Molecular transport through capillaries made with atomic-scale precision
Authors: B. Radha, A. Esfandiar, F. C. Wang, A. P. Rooney, K. Gopinadhan, A. Keerthi, A. Mishchenko, A. Janardanan, P. Blake, L. Fumagalli, M. Lozada-Hidalgo, S. Garaj, S. J. Haigh, I. V. Grigorieva, H. A. Wu, A. K. Geim
Publication Date: 06 September, 2016
Unexpectedly fast flow through nanocapillaries
Water transport is fundamental to life on earth and to a vast number of industrial applications including desalination, healthcare and drug delivery. In particular, the movement of water through nanometre sized channels is an essential step in many such processes but there is still great controversy over its behaviour when confined at the nanometre scale. Traditional transport studies based on lithographically processed structures suffer from problems due to surface roughness, which makes it challenging to produce capillaries with precisely controlled dimensions at this spatial scale. Now researchers at the University of Manchester have overcome these limitations by fabrication of the first narrow and smooth capillaries through graphite. These structures can be viewed as if individual atomic planes had been removed from a bulk crystal to leave behind flat voids of a height chosen with atomic precision.
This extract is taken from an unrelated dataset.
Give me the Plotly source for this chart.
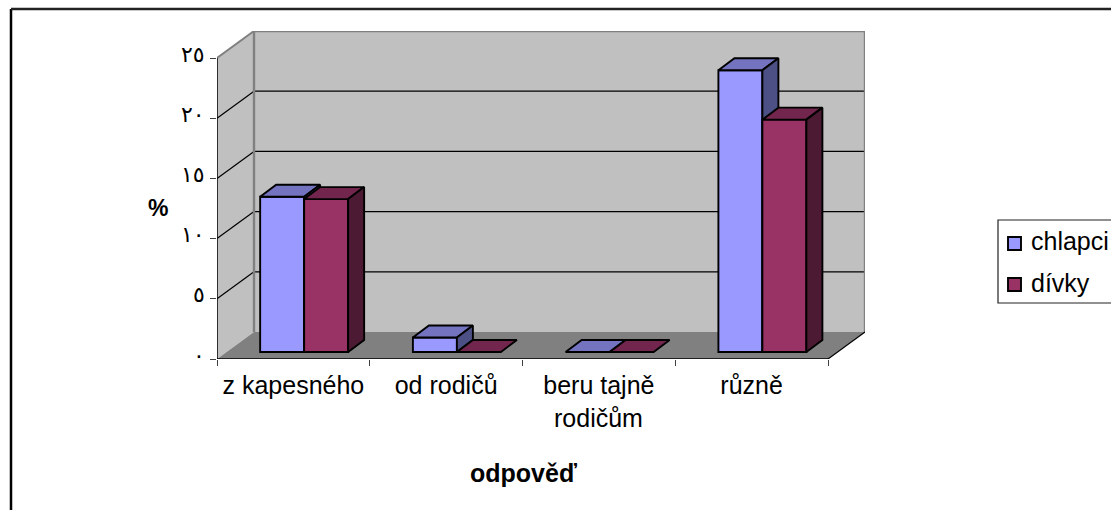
import plotly.graph_objects as go

categories = ["z kapesného", "od rodičů", "beru tajně\nrodičům", "různě"]
chlapci = [12.9, 1.2, 0, 23.4]
divky = [12.7, 0, 0, 19.3]
y_ticks = [0, 5, 10, 15, 20, 25]
y_labels = ["٠", "٥", "١٠", "١٥", "٢٠", "٢٥"]

W, H = 1111, 510
L, R, T, B = 217, 865, 31, 359      # plot rectangle in px
DX, DY = 37 / 152.75, 27 / 12.04    # wall depth in data units
XMAX, YMAX = 4 + DX, 25 + DY
BAR_DX, BAR_DY = 16 / 152.75, 12 / 12.04
BASE = 7 / 12.04
START, BW = 0.2825, 0.288
FONT = "Liberation Sans, Arial, sans-serif"
TXT = 25
EDGE = 1.9

def px(x): return (x - L) / (R - L)
def py(y): return (B - y) / (B - T)

BLACK = "#000000"
GREY = "#808080"
shapes = []
def poly(pts, fill):
    d = "M" + "L".join(f"{a},{b}" for a, b in pts) + "Z"
    shapes.append(dict(type="path", path=d, xref="x", yref="y", fillcolor=fill,
                       line=dict(width=0), layer="below"))
def seg(x0, y0, x1, y1, color=BLACK, w=1.2):
    shapes.append(dict(type="line", xref="x", yref="y", x0=x0, y0=y0, x1=x1, y1=y1,
                       line=dict(color=color, width=w), layer="below"))

poly([(DX, DY), (XMAX, DY), (XMAX, YMAX), (DX, YMAX)], "#C0C0C0")
poly([(0, 0), (DX, DY), (DX, YMAX), (0, 25)], "#C0C0C0")
poly([(0, 0), (4, 0), (XMAX, DY), (DX, DY)], GREY)
for v in y_ticks[1:-1]:
    seg(0, v, DX, v + DY)
    seg(DX, v + DY, XMAX, v + DY)
seg(DX, DY, DX, YMAX, GREY, 2.4)
seg(XMAX, DY, XMAX, YMAX, GREY, 2.4)
seg(DX, YMAX, XMAX, YMAX, GREY, 2.4)
seg(0, 25, DX, YMAX, GREY, 2)
seg(0, 0, 0, 25, BLACK, 1.5)
seg(0, 0, 4, 0, BLACK, 1.5)
seg(4, 0, XMAX, DY, BLACK, 1.2)

# outer frame (continues past the right and bottom edge of the window)
for x0, y0, x1, y1, col, w in [(11, 9, 11, H + 5, BLACK, 2.5), (11, 9, W + 5, 9, "#222222", 2.5)]:
    shapes.append(dict(type="line", xref="paper", yref="paper", x0=px(x0), y0=py(y0),
                       x1=px(x1), y1=py(y1), line=dict(color=col, width=w)))

fig = go.Figure()

def series(name, values, slot, front, top, side, xa, ya):
    xs = [i + START + slot * BW + BW / 2 for i in range(len(values))]
    fig.add_trace(go.Bar(name=name, x=xs, y=values, base=[BASE] * len(values), width=BW,
                         marker=dict(color=front, line=dict(color=BLACK, width=EDGE)),
                         xaxis=xa, yaxis=ya, showlegend=False))
    for x, v in zip(xs, values):
        x0, x1 = x - BW / 2, x + BW / 2
        y = BASE + v
        fig.add_trace(go.Scatter(
            x=[x0, x1, x1 + BAR_DX, x0 + BAR_DX, x0], y=[y, y, y + BAR_DY, y + BAR_DY, y],
            mode="lines", fill="toself", fillcolor=top, line=dict(color=BLACK, width=EDGE),
            xaxis=xa, yaxis=ya, showlegend=False, hoverinfo="skip"))
        if v > 0:
            fig.add_trace(go.Scatter(
                x=[x1, x1 + BAR_DX, x1 + BAR_DX, x1, x1],
                y=[y, y + BAR_DY, BASE + BAR_DY, BASE, y],
                mode="lines", fill="toself", fillcolor=side, line=dict(color=BLACK, width=EDGE),
                xaxis=xa, yaxis=ya, showlegend=False, hoverinfo="skip"))

series("chlapci", chlapci, 0, "#9999FF", "#7373BF", "#4D5085", "x", "y")
series("dívky", divky, 1, "#993366", "#73264D", "#4D1A33", "x2", "y2")

def label(x, y, text, size, xref="paper", yref="paper", xanchor="center", yshift=0, family=FONT):
    return dict(xref=xref, yref=yref, x=x, y=y, text=text, showarrow=False, xanchor=xanchor,
                yanchor="middle", yshift=yshift, font=dict(family=family, size=size, color=BLACK))

annotations = [
    label(px(158), py(208), "<b>%</b>", 23),
    label(px(523), py(473), "<b>odpověď</b>", 25),
]
for v, t in zip(y_ticks, y_labels):
    annotations.append(label(px(207), v, t, 22, yref="y", xanchor="right", yshift=4,
                             family="Liberation Sans, DejaVu Sans"))
first_lines = []
for i, c in enumerate(categories):
    parts = c.split("\n")
    first_lines.append(parts[0])
    for j, t in enumerate(parts[1:], 1):
        annotations.append(label(i + 0.5, py(387 + 31 * j), t, TXT, xref="x"))

# legend box
shapes.append(dict(type="rect", xref="paper", yref="paper", x0=px(998), y0=py(220), x1=px(W + 5), y1=py(303),
                   fillcolor="#FFFFFF", line=dict(color="#222222", width=1.2)))
for name, col, yc, yt in [("chlapci", "#9999FF", 243, 241), ("dívky", "#993366", 284, 283)]:
    shapes.append(dict(type="rect", xref="paper", yref="paper", x0=px(1008), y0=py(yc - 6), x1=px(1021), y1=py(yc + 7),
                       fillcolor=col, line=dict(color=BLACK, width=EDGE)))
    annotations.append(label(px(1029), py(yt), name, TXT, xanchor="left"))

axis_common = dict(showgrid=False, zeroline=False)
fig.update_layout(
    width=W, height=H, margin=dict(l=L, r=W - R, t=T, b=H - B),
    paper_bgcolor="#FFFFFF", plot_bgcolor="#FFFFFF", barmode="overlay", showlegend=False,
    shapes=shapes, annotations=annotations,
    xaxis=dict(range=[0, XMAX], tickmode="array", tickvals=[i + 0.5 for i in range(4)], ticktext=first_lines,
               ticks="", ticklabelstandoff=9, tickfont=dict(family=FONT, size=TXT, color=BLACK), showline=False,
               minor=dict(tickmode="array", tickvals=list(range(5)), ticks="outside", ticklen=6,
                          tickcolor="#404040", tickwidth=1.2), **axis_common),
    yaxis=dict(range=[0, YMAX], tickmode="array", tickvals=y_ticks, showticklabels=False, ticks="outside",
               ticklen=6, tickcolor="#404040", tickwidth=1.2, showline=False, **axis_common),
    xaxis2=dict(range=[0, XMAX], overlaying="x", visible=False, **axis_common),
    yaxis2=dict(range=[0, YMAX], overlaying="y", visible=False, **axis_common),
)
fig.write_html("out.html", config={"displayModeBar": False},
               post_script="document.body.style.margin='0';document.body.style.overflow='hidden';")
Water transport through the channels, ranging in height from one to several dozen atomic planes, is characterized by unexpectedly fast flow (up to 1 metre per second) that is attributed to high capillary pressures (about 1,000 bar) and large slip lengths. For channels that accommodate only a few layers of water, the flow exhibits a marked enhancement that is associated with an increased structural order in nanoconfined water. The work opens up a new route to making capillaries and cavities with sizes tunable to sub-nanometre precision.